WHAT YOU HAVE TO DO » Select and reproduce each line of the listing below that bears the string "picture".

(Plotting code records)
◆ ◆ ◆ ◆

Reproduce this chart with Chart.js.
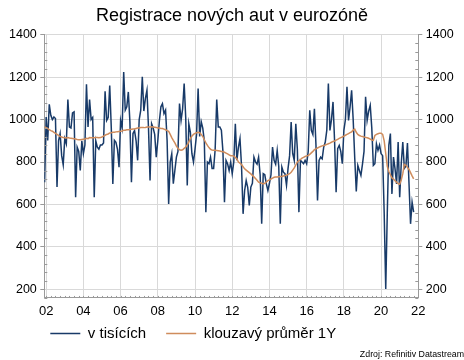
<!DOCTYPE html>
<html>
<head>
<meta charset="utf-8">
<script src="https://cdn.jsdelivr.net/npm/chart.js@4.4.1/dist/chart.umd.min.js"></script>
<style>
  html, body { margin: 0; padding: 0; background: #ffffff; }
  #wrap { width: 464px; height: 360px; }
</style>
</head>
<body>
<div id="wrap"><canvas id="c" width="464" height="360"></canvas></div>
<script>
// ---- data ----
const titleText = 'Registrace nových aut v eurozóně';
const sourceText = 'Zdroj: Refinitiv Datastream';
const seriesNames = ['v tisících', 'klouzavý průměr 1Y'];
const firstYear = 2001, firstMonth = 12;          // first observation: Dec 2001
const tickYears = [2002, 2004, 2006, 2008, 2010, 2012, 2014, 2016, 2018, 2020, 2022];
const tickLabels = ['02', '04', '06', '08', '10', '12', '14', '16', '18', '20', '22'];
const yTicks = [200, 400, 600, 800, 1000, 1200, 1400];

// monthly registrations (thousands), Dec 2001 .. Oct 2021
const registrations = [
  705,
  1012, 902, 1072, 1020, 1000, 1012, 1005, 682, 900, 934, 830, 787,
  910, 886, 1094, 965, 960, 1031, 1036, 634, 870, 850, 760, 900,
  839, 880, 1166, 965, 1094, 1000, 1010, 634, 900, 870, 860, 880,
  880, 890, 1133, 996, 1010, 1160, 960, 697, 902, 893, 860, 776,
  996, 960, 1224, 1044, 1060, 1130, 990, 705, 934, 948, 900, 808,
  1000, 1044, 1201, 1040, 1100, 1138, 960, 713, 980, 960, 930, 823,
  900, 992, 1060, 1075, 1028, 1044, 900, 603, 800, 839, 698, 760,
  823, 850, 1075, 996, 1050, 1170, 1010, 690, 980, 940, 839, 800,
  860, 930, 1146, 920, 990, 960, 900, 564, 800, 792, 823, 770,
  770, 860, 1094, 965, 965, 950, 850, 611, 808, 792, 760, 800,
  745, 800, 980, 808, 870, 910, 780, 556, 666, 713, 680, 595,
  682, 700, 823, 801, 790, 823, 740, 509, 745, 740, 697, 666,
  700, 740, 870, 808, 790, 855, 780, 509, 776, 752, 745, 690,
  770, 830, 988, 840, 808, 980, 860, 564, 808, 800, 792, 808,
  792, 850, 1044, 949, 930, 1051, 880, 619, 808, 823, 815, 870,
  894, 950, 1170, 949, 1000, 1083, 900, 658, 863, 878, 850, 792,
  949, 1000, 1154, 996, 1060, 1138, 1000, 820, 661, 784, 760, 737,
  790, 850, 1107, 996, 1040, 1067, 960, 784, 792, 886, 855, 880,
  839, 830, 560, 202, 560, 880, 934, 650, 823, 768, 697, 894,
  634, 792, 894, 770, 780, 889, 700, 509, 611, 564
];

// 12-month moving average, Dec 2001 .. Oct 2021
const movingAvg = [
  965,
  962, 958, 952, 948, 945, 940, 935, 930, 925, 920, 918, 915,
  914, 913, 915, 913, 912, 911, 910, 908, 906, 905, 905, 906,
  907, 908, 912, 910, 915, 914, 914, 914, 915, 915, 914, 915,
  918, 922, 926, 930, 932, 937, 938, 940, 940, 942, 943, 944,
  945, 946, 950, 950, 952, 952, 953, 954, 955, 956, 958, 960,
  960, 962, 962, 962, 963, 965, 965, 965, 966, 965, 964, 963,
  960, 960, 958, 958, 955, 952, 948, 945, 930, 915, 902, 890,
  875, 865, 858, 856, 858, 864, 870, 880, 895, 910, 922, 930,
  935, 938, 940, 938, 930, 920, 905, 890, 878, 868, 860, 856,
  855, 855, 854, 853, 852, 850, 848, 846, 842, 838, 834, 830,
  830, 828, 822, 815, 800, 795, 788, 778, 768, 762, 756, 750,
  744, 737, 730, 722, 714, 705, 702, 700, 697, 700, 706, 712,
  716, 720, 724, 728, 729, 730, 731, 732, 732, 734, 736, 738,
  742, 745, 752, 762, 772, 786, 800, 806, 812, 818, 822, 826,
  829, 831, 836, 843, 850, 858, 862, 866, 870, 873, 876, 878,
  880, 883, 886, 889, 893, 897, 899, 903, 907, 911, 915, 918,
  922, 926, 930, 934, 938, 942, 950, 955, 940, 930, 925, 922,
  920, 918, 916, 914, 912, 908, 904, 902, 925, 930, 933, 936,
  936, 930, 900, 840, 780, 755, 740, 725, 720, 712, 705, 698,
  695, 715, 745, 789, 785, 775, 765, 750, 735, 721
];

// ---- build points (x = decimal year of each month) ----
function monthX(i) {
  const m = firstMonth - 1 + i;
  return firstYear + m / 12;
}
const regPts = registrations.map((v, i) => ({ x: monthX(i), y: v }));
const maPts = movingAvg.map((v, i) => ({ x: monthX(i), y: v }));

const FONT = "'Liberation Sans', Arial, sans-serif";
const AXIS = '#9a9a9a';
const GRID = '#d9d9d9';
const LEGEND_PAD = 20;       // horizontal gap between legend items
const LEGEND_ROW_PAD = 8;    // vertical padding used for legend box height

const minorTicks = {
  id: 'minorTicks',
  afterDraw(chart) {
    const ctx = chart.ctx, a = chart.chartArea;
    const y = chart.scales.y, x = chart.scales.x;
    ctx.save();
    ctx.strokeStyle = AXIS;
    ctx.lineWidth = 1;
    ctx.beginPath();
    for (let v = y.min; v <= y.max + 0.01; v += 40) {
      if (v % 200 === 0) continue;
      const py = Math.round(y.getPixelForValue(v)) + 0.5;
      ctx.moveTo(a.left, py); ctx.lineTo(a.left + 3, py);
      ctx.moveTo(a.right - 3, py); ctx.lineTo(a.right, py);
    }
    for (let q = 2002; q <= 2022.001; q += 0.25) {
      const px = Math.round(x.getPixelForValue(q)) + 0.5;
      ctx.moveTo(px, a.bottom); ctx.lineTo(px, a.bottom - 2);
    }
    ctx.stroke();
    ctx.restore();
  }
};

// legend: compact box height, items placed below the left of the plot
const legendTweak = {
  id: 'legendTweak',
  beforeLayout(chart) {
    const lg = chart.legend;
    if (!lg || lg._tweaked) return;
    const origFit = lg.fit;
    lg.fit = function () {
      origFit.call(this);
      this.height = this.options.labels.font.size + LEGEND_ROW_PAD + 10;
    };
    lg._tweaked = true;
  },
  afterLayout(chart) {
    const lg = chart.legend;
    if (!lg) return;
    const dx = (chart.chartArea.left + 6 - LEGEND_PAD) - lg.left;
    lg.left += dx; lg.right += dx;
    const dy = LEGEND_PAD - LEGEND_ROW_PAD;
    lg.top -= dy;
    lg.bottom += 6;
    lg.height = lg.bottom - lg.top;
  }
};

new Chart(document.getElementById('c'), {
  type: 'line',
  data: {
    datasets: [
      {
        label: seriesNames[0],
        data: regPts,
        borderColor: '#183a68',
        backgroundColor: '#183a68',
        borderWidth: 1.5,
        pointRadius: 0,
        tension: 0,
        order: 1
      },
      {
        label: seriesNames[1],
        data: maPts,
        borderColor: '#cf8c5c',
        backgroundColor: '#cf8c5c',
        borderWidth: 1.5,
        pointRadius: 0,
        tension: 0,
        order: 0
      }
    ]
  },
  options: {
    responsive: false,
    animation: false,
    events: [],
    layout: { padding: 0 },
    plugins: {
      title: {
        display: true,
        text: titleText,
        color: '#000',
        font: { family: FONT, size: 18, weight: 'normal' },
        padding: { top: 5, bottom: 8 }
      },
      subtitle: {
        display: true,
        position: 'bottom',
        align: 'end',
        text: sourceText,
        color: '#000',
        font: { family: "'Liberation Sans Narrow', 'Liberation Sans', Arial, sans-serif", size: 8.8, weight: 'normal' },
        padding: { top: -1.5, bottom: 0 }
      },
      legend: {
        display: true,
        position: 'bottom',
        align: 'start',
        labels: {
          color: '#000',
          font: { family: FONT, size: 15 },
          usePointStyle: true,
          pointStyle: 'line',
          pointStyleWidth: 30,
          padding: LEGEND_PAD,
          sort: (a, b) => a.datasetIndex - b.datasetIndex
        }
      },
      tooltip: { enabled: false }
    },
    scales: {
      x: {
        type: 'linear',
        min: 2001.9,
        max: 2022,
        afterBuildTicks: s => { s.ticks = tickYears.map(v => ({ value: v })); },
        afterFit: s => { s.height = 20; },
        ticks: {
          autoSkip: false,
          maxRotation: 0,
          padding: 6,
          color: '#000',
          font: { family: FONT, size: 13 },
          callback: (v, i) => tickLabels[i]
        },
        grid: { color: GRID, drawTicks: false },
        border: { color: AXIS, width: 1 }
      },
      y: {
        position: 'left',
        min: 160,
        max: 1400,
        afterBuildTicks: s => { s.ticks = yTicks.map(v => ({ value: v })); },
        afterFit: s => { s.width = 44.3; },
        ticks: {
          padding: 3.5,
          color: '#000',
          font: { family: FONT, size: 12.5 },
          callback: v => String(v)
        },
        grid: { color: GRID, tickLength: 4, tickColor: AXIS },
        border: { color: AXIS, width: 1 }
      },
      y2: {
        position: 'right',
        min: 160,
        max: 1400,
        afterBuildTicks: s => { s.ticks = yTicks.map(v => ({ value: v })); },
        afterFit: s => { s.width = 45.7; },
        ticks: {
          padding: 3.5,
          color: '#000',
          font: { family: FONT, size: 12.5 },
          callback: v => String(v)
        },
        grid: { drawOnChartArea: false, tickLength: 4, tickColor: AXIS },
        border: { color: AXIS, width: 1 }
      }
    }
  },
  plugins: [minorTicks, legendTweak]
});
</script>
</body>
</html>
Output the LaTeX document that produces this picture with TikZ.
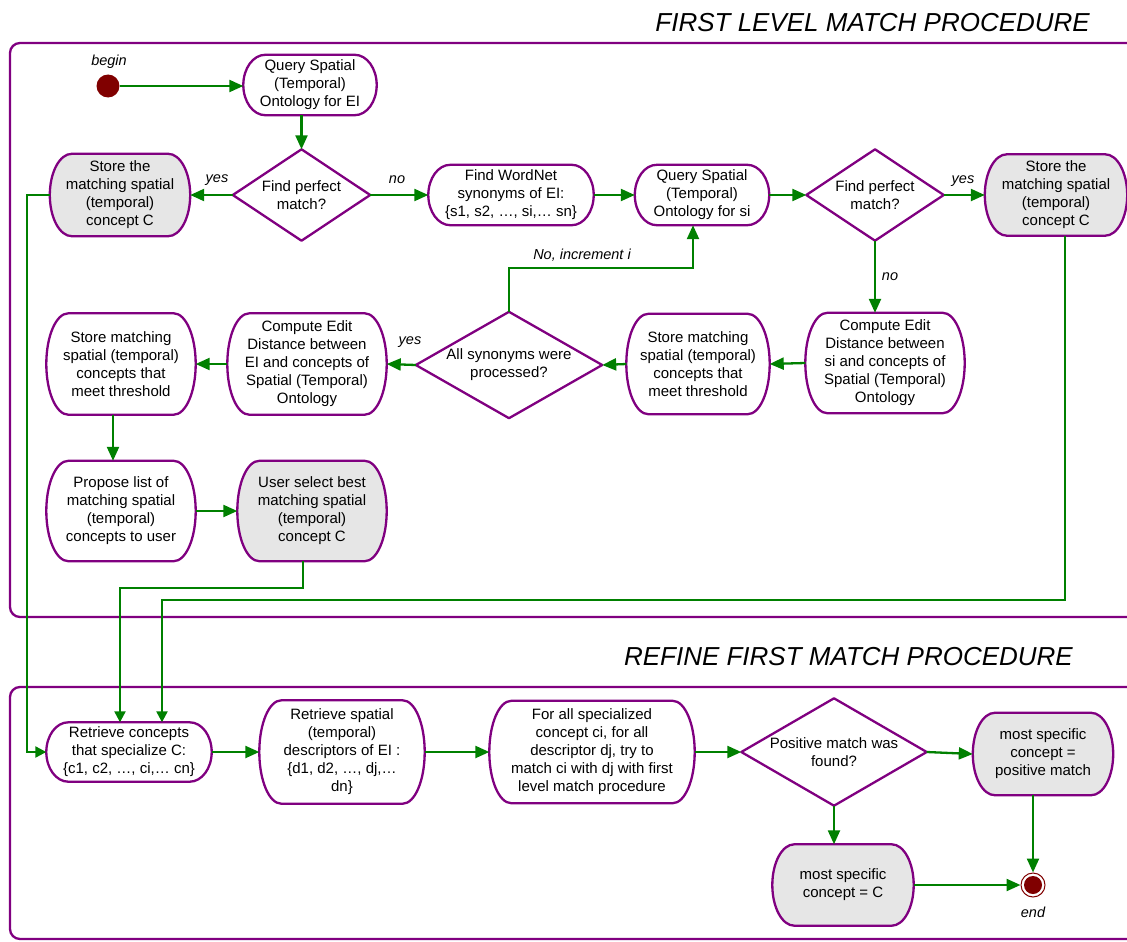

◆ ◆ ◆ ◆

REPLY TO THE TASK »
Output the LaTeX document that produces this picture with TikZ.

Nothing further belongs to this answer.